Of course what McNulty does is an "ends justify the means" argument. The money he funnels towards the police ends up coming from the coffers of other institutions that need them, like public works and, more importantly, the schools. He doesn't see that, of course, but we had already spent season four in the schools and we know the razor's edge that institution is on just trying to keep the kids in class and off the streets. McNulty's antics could end up putting more kids on the streets, simply perpetuating the cycle he says he was trying to fight. He can't see the forest for the trees.

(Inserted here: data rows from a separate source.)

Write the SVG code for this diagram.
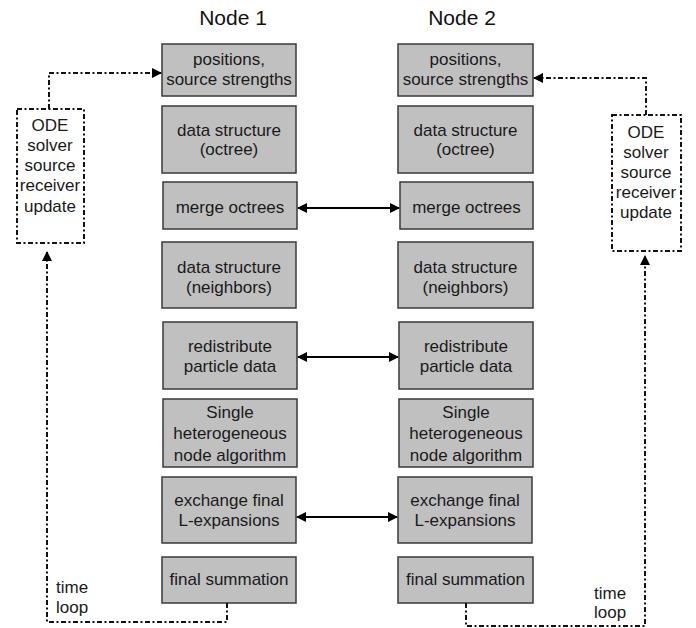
<svg xmlns="http://www.w3.org/2000/svg" width="696" height="628" viewBox="0 0 696 628">
<defs>
<style>
.box{fill:#c0c0c0;stroke:#3a3a3a;stroke-width:1.5}
.ode{fill:none;stroke:#111;stroke-width:2;stroke-dasharray:5,2.5,2,2.5}
.t{font-family:"Liberation Sans",Arial,sans-serif;font-size:17px;fill:#1a1a1a;text-anchor:middle}
.title{font-family:"Liberation Sans",Arial,sans-serif;font-size:21px;fill:#111;text-anchor:middle}
.tl{font-family:"Liberation Sans",Arial,sans-serif;font-size:17px;fill:#1a1a1a}
.solid{fill:none;stroke:#000;stroke-width:2}
.dash{fill:none;stroke:#111;stroke-width:2;stroke-dasharray:5,2.5,2,2.5}
</style>
<marker id="ah" viewBox="0 0 10 10" refX="9" refY="5" markerWidth="5" markerHeight="5" orient="auto-start-reverse" markerUnits="strokeWidth">
<path d="M0,0 L10,5 L0,10 z" fill="#000"/>
</marker>
</defs>
<rect width="696" height="628" fill="#fff"/>
<text class="title" x="233" y="25">Node 1</text>
<text class="title" x="462" y="25">Node 2</text>

<g id="n1-positions"><rect class="box" x="162" y="44" width="134" height="52"/><text class="t" x="229" y="65">positions,</text><text class="t" x="229" y="85">source strengths</text></g>
<g id="n1-octree"><rect class="box" x="162" y="106" width="134" height="67"/><text class="t" x="229" y="136">data structure</text><text class="t" x="229" y="155">(octree)</text></g>
<g id="n1-merge"><rect class="box" x="163" y="182" width="134" height="47"/><text class="t" x="230" y="213">merge octrees</text></g>
<g id="n1-neighbors"><rect class="box" x="162" y="242" width="134" height="66"/><text class="t" x="229" y="273">data structure</text><text class="t" x="229" y="293">(neighbors)</text></g>
<g id="n1-redistribute"><rect class="box" x="163" y="322" width="134" height="67"/><text class="t" x="230" y="352">redistribute</text><text class="t" x="230" y="372">particle data</text></g>
<g id="n1-single"><rect class="box" x="163" y="399" width="134" height="68"/><text class="t" x="230" y="418">Single</text><text class="t" x="230" y="439">heterogeneous</text><text class="t" x="230" y="461">node algorithm</text></g>
<g id="n1-exchange"><rect class="box" x="162" y="477" width="134" height="66"/><text class="t" x="229" y="506">exchange final</text><text class="t" x="229" y="526">L-expansions</text></g>
<g id="n1-final"><rect class="box" x="162" y="557" width="134" height="46"/><text class="t" x="229" y="585">final summation</text></g>

<g id="n2-positions"><rect class="box" x="398" y="44" width="135" height="52"/><text class="t" x="465.5" y="65">positions,</text><text class="t" x="465.5" y="85">source strengths</text></g>
<g id="n2-octree"><rect class="box" x="398" y="106" width="135" height="67"/><text class="t" x="465.5" y="136">data structure</text><text class="t" x="465.5" y="155">(octree)</text></g>
<g id="n2-merge"><rect class="box" x="400" y="182" width="133" height="47"/><text class="t" x="466.5" y="213">merge octrees</text></g>
<g id="n2-neighbors"><rect class="box" x="398" y="242" width="135" height="66"/><text class="t" x="465.5" y="273">data structure</text><text class="t" x="465.5" y="293">(neighbors)</text></g>
<g id="n2-redistribute"><rect class="box" x="399" y="322" width="134" height="67"/><text class="t" x="466" y="352">redistribute</text><text class="t" x="466" y="372">particle data</text></g>
<g id="n2-single"><rect class="box" x="399" y="399" width="134" height="68"/><text class="t" x="466" y="418">Single</text><text class="t" x="466" y="439">heterogeneous</text><text class="t" x="466" y="461">node algorithm</text></g>
<g id="n2-exchange"><rect class="box" x="398" y="477" width="134" height="66"/><text class="t" x="465" y="506">exchange final</text><text class="t" x="465" y="526">L-expansions</text></g>
<g id="n2-final"><rect class="box" x="398" y="557" width="135" height="46"/><text class="t" x="465.5" y="585">final summation</text></g>

<g id="ode1"><rect class="ode" x="17" y="109" width="67" height="134"/><text class="t" x="50" y="131">ODE</text><text class="t" x="50" y="151">solver</text><text class="t" x="50" y="171">source</text><text class="t" x="50" y="191">receiver</text><text class="t" x="50" y="212">update</text></g>
<g id="ode2"><rect class="ode" x="612" y="115" width="69" height="136"/><text class="t" x="646" y="138">ODE</text><text class="t" x="646" y="158">solver</text><text class="t" x="646" y="178">source</text><text class="t" x="646" y="198">receiver</text><text class="t" x="646" y="218">update</text></g>

<g id="connectors">
<line class="solid" x1="298" y1="208" x2="399" y2="208" marker-start="url(#ah)" marker-end="url(#ah)"/>
<line class="solid" x1="298" y1="357" x2="398" y2="357" marker-start="url(#ah)" marker-end="url(#ah)"/>
<line class="solid" x1="297" y1="517" x2="397" y2="517" marker-start="url(#ah)" marker-end="url(#ah)"/>
<path class="dash" d="M49,109 V73 H161" marker-end="url(#ah)"/>
<path class="dash" d="M646,115 V78 H534" marker-end="url(#ah)"/>
<path class="dash" d="M227,603 V622 H47 V252" marker-end="url(#ah)"/>
<path class="dash" d="M466,603 V626 H645 V256" marker-end="url(#ah)"/>
</g>
<text class="tl" x="56" y="593">time</text>
<text class="tl" x="56" y="613">loop</text>
<text class="tl" x="594" y="599">time</text>
<text class="tl" x="594" y="618">loop</text>
</svg>
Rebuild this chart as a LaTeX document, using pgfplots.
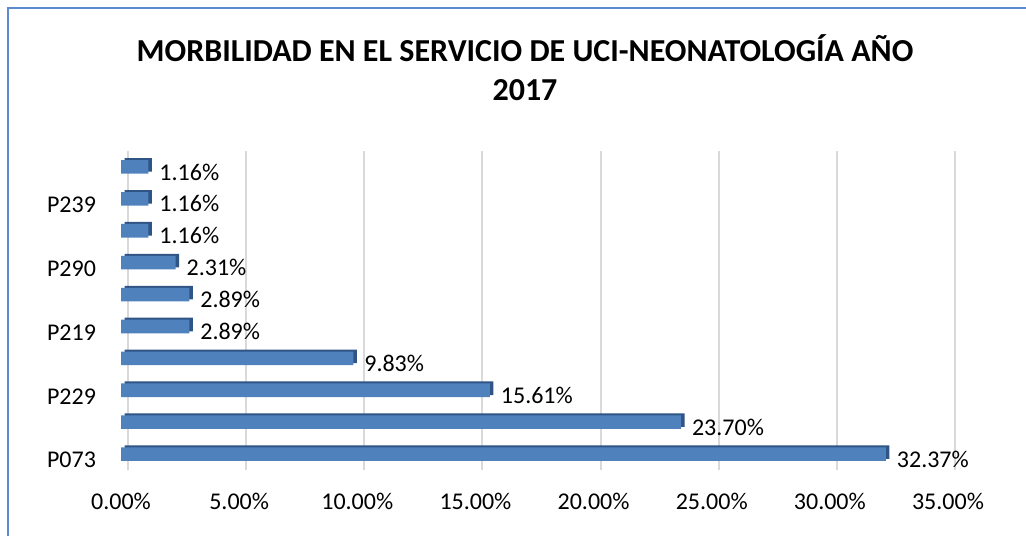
\documentclass[border=0pt]{standalone}
\usepackage{pgfplots}
\pgfplotsset{compat=1.18}
\usepackage{fontspec}
\setmainfont{Carlito}
\definecolor{barfront}{HTML}{4F81BD}
\definecolor{barside}{HTML}{2F5586}
\definecolor{gridc}{HTML}{D9D9D9}
\definecolor{framec}{HTML}{5B8BCF}
\pgfplotstableread{
idx val
0 32.37
1 23.70
2 15.61
3 9.83
4 2.89
5 2.89
6 2.31
7 1.16
8 1.16
9 1.16
}\datatab
\begin{document}
\begin{tikzpicture}[x=1pt,y=1pt]
\path[use as bounding box] (0,0) rectangle (513,268);
\draw[framec, line width=1pt] (4,0) -- (4,264) -- (513,264);
\node[font=\fontsize{16}{19}\selectfont\bfseries] at (262.5,244) {MORBILIDAD EN EL SERVICIO DE UCI-NEONATOLOGÍA AÑO};
\node[font=\fontsize{16}{19}\selectfont\bfseries] at (262.5,223) {2017};
\begin{axis}[
  at={(60.5pt,33pt)}, anchor=south west,
  scale only axis, width=413.5pt, height=159.5pt,
  xmin=0, xmax=35, ymin=-0.5, ymax=9.5,
  xbar, bar width=6.8pt,
  axis line style={draw=none},
  major tick length=0pt,
  xtick={0,5,...,35},
  xticklabel={\pgfmathprintnumber[fixed,fixed zerofill,precision=2]{\tick}\%},
  ytick={0,2,4,6,8},
  yticklabels={P073,P229,P219,P290,P239},
  /pgf/number format/assume math mode=true,
  tick label style={font=\fontsize{12}{14}\selectfont},
  yticklabel style={xshift=-9pt, yshift=-3pt},
  xticklabel style={yshift=-8pt},
  xmajorgrids, major grid style={gridc, line width=1pt, xshift=3.5pt},
  clip=false,
]
\addplot[draw=none, fill=barside, bar shift=0pt, xshift=1.75pt, yshift=1pt] table[x=val,y=idx]{\datatab};
\addplot[draw=none, fill=barfront, bar shift=0pt,
  nodes near coords={\pgfmathprintnumber[fixed,fixed zerofill,precision=2]{\pgfplotspointmeta}\%},
  nodes near coords align={horizontal},
  every node near coord/.append style={anchor=west, xshift=2pt, yshift=-2.5pt, font=\fontsize{12}{14}\selectfont, text=black}
] table[x=val,y=idx]{\datatab};
\end{axis}
\end{tikzpicture}
\end{document}
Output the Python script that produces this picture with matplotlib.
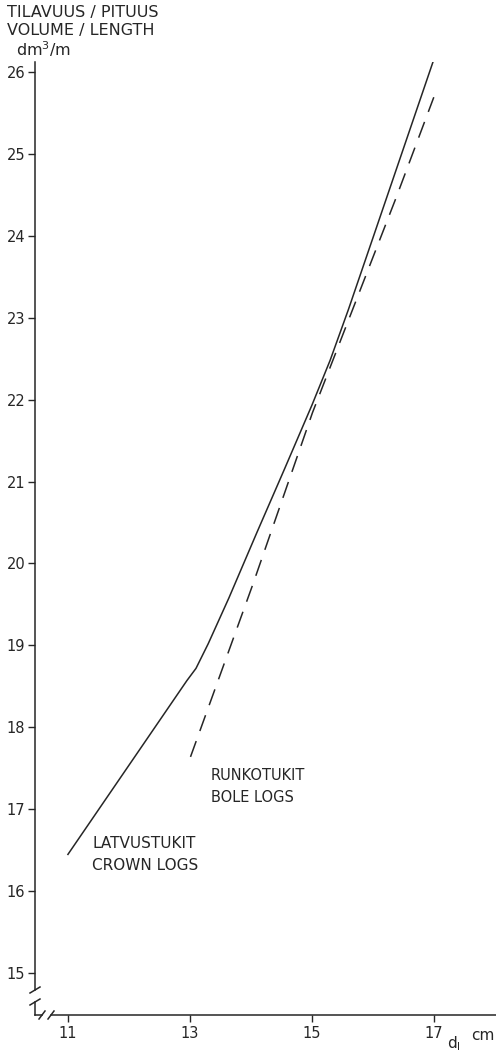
import matplotlib
matplotlib.use("Agg")
import matplotlib.pyplot as plt
from matplotlib.lines import Line2D

# Volume per unit length of logs against top diameter d_l (cm)
crown_d = [11.0, 12.95, 13.1, 13.3, 13.64, 14.1, 14.55, 15.0, 15.3, 15.6, 16.0, 17.0]
crown_v = [16.45, 18.57, 18.72, 19.02, 19.58, 20.38, 21.15, 21.93, 22.48, 23.1, 23.97, 26.15]

bole_d = [13.01, 14.03, 15.01, 16.38, 17.0]
bole_v = [17.64, 19.74, 21.84, 24.46, 25.69]

x_ticks = [11, 13, 15, 17]
y_ticks = list(range(15, 27))

ink = "#262626"
plt.rcParams["font.family"] = ["DejaVu Sans"]

W, H = 496, 1056
fig = plt.figure(figsize=(W / 100, H / 100), dpi=100)
fig.patch.set_facecolor("white")

left_px, right_px, top_px, bottom_px = 35, 496, 62, 1015
ax = fig.add_axes([left_px / W, 1 - bottom_px / H,
                   (right_px - left_px) / W, (bottom_px - top_px) / H])
ax.set_xlim(10.46, 18.02)
ax.set_ylim(14.49, 26.12)

ax.plot(crown_d, crown_v, color=ink, lw=1.1, solid_joinstyle="round")
ax.plot(bole_d, bole_v, color=ink, lw=1.1, dashes=(11, 7))

for s in ("top", "right", "left", "bottom"):
    ax.spines[s].set_visible(False)

# axis lines drawn by hand so both can carry break marks near the origin
def px2ax(x, y):
    return ((x - left_px) / (right_px - left_px), (bottom_px - y) / (bottom_px - top_px))

kw = dict(transform=ax.transAxes, color=ink, lw=1.1, clip_on=False)

def seg(p0, p1):
    (x0, y0), (x1, y1) = px2ax(*p0), px2ax(*p1)
    ax.add_line(Line2D([x0, x1], [y0, y1], **kw))

seg((35, 62), (35, 990))
seg((35, 1002), (35, 1015))
seg((35, 1015), (42, 1015))
seg((51, 1015), (496, 1015))
for cy in (990, 1002):
    seg((30, cy + 3), (40, cy - 3))
for cx in (42, 51):
    seg((cx - 3, 1019), (cx + 3, 1011))

ax.set_xticks(x_ticks)
ax.set_xticklabels([str(t) for t in x_ticks])
ax.set_yticks(y_ticks)
ax.set_yticklabels([str(t) for t in y_ticks])
ax.tick_params(axis="both", direction="out", length=5, width=1.0, color=ink,
               labelcolor=ink, labelsize=10.5)
ax.tick_params(axis="y", pad=2)
ax.tick_params(axis="x", pad=3)

def fig_text(x, y, s, size=11, **k):
    fig.text(x / W, 1 - y / H, s, color=ink, fontsize=size, va="center", ha="left", **k)

fig_text(7, 13, "TILAVUUS / PITUUS", size=11.5)
fig_text(7, 31, "VOLUME / LENGTH", size=11.5)
fig_text(16, 49, "dm$^3$/m", size=11.5)

fig_text(92, 843, "LATVUSTUKIT")
fig_text(92, 865, "CROWN LOGS")
fig_text(211, 776, "RUNKOTUKIT", size=10.5)
fig_text(211, 798, "BOLE LOGS", size=10.5)

fig_text(471, 1036, "cm")
fig.text(447 / W, 3 / H, "d$_\\mathregular{l}$", color=ink, fontsize=11,
         va="bottom", ha="left")

fig.savefig("out.png", dpi=100, facecolor="white")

He is, of course, focuses solely on Marlo, the next "white whale" for the Major Crimes department. Stanfield took over the drug trade in Baltimore after the Barksdale crew fell apart, and taking out Marlo is all that matters. It's not like the series overtly judges McNulty for this, in large part because the show lets everyone play everything out and shows all the dark secrets of all the characters. But what McNulty really can't see is that taking out Marlo doesn't really change anything; some new drug dealer will spring up to take his place and the cycle will continue. Stealing money from other institutions to pay for his case (and other police cases as he throws money around) will only make that worse.
He also ends up forcing the Mayor's office to refocus their attention on numbers to try and keep the Mayor's election plans (when he runs for Governor) in place. Without the money to improve the schools Mayor Carcetti would have to find something else to run on, and the best way, then, is showing that he's tough on crime. Despite swearing he wouldn't want juiced stats, in the end the Mayor's office asks the police to massage the numbers and make things look better than they actually are. It's just one more way the system never gets a chance to change because no one will really focus on the problems. If there's no money to fix the issues, pretend there aren't issues at all.
But then, really, the point of The Wire is that nothing really can change and that's Baltimore's true issue. When you take out a player in the drug trade someone steps up to take their place. When someone like Omar, the gangster that stole from the drug dealers, is killed a new "Omar" will step up. Everywhere, up and down the line, the systems that failed Baltimore and caused this mess in the first place simply perpetuate the mess because there's nothing else to be done. The kind of systemic change (like we saw attempted back in season three) is rejected because it's not politically :safe", and this nothing can change.
The bigger matter, which the show edges around without really addressing it head on, is that that the War on Drugs failed. It was a "war" designed to criminalize the drugs and the people that used them and dealt them. That meant, to a large margin, going after African-Americans and other minorities, as was intended by the policy, and with a city like Baltimore that's majority Black, the War on Drugs impacted that city more than others. It's a lose-lose scenario for Baltimore that can't be solved until the war is ended and a true, systemic policy change is made.
The Wire paints a picture of a city in decay and shows us what can happen if we stay on this path. It tries to show how things could be solved, but it also illustrates clearly that change is unlikely to every happen. The game continues but never ends, and as long as really change never occurs Baltimore will continue to rot. It's not an uplifting show but, despite all that, it is incredibly compelling even when you know how the loop will play out again and again.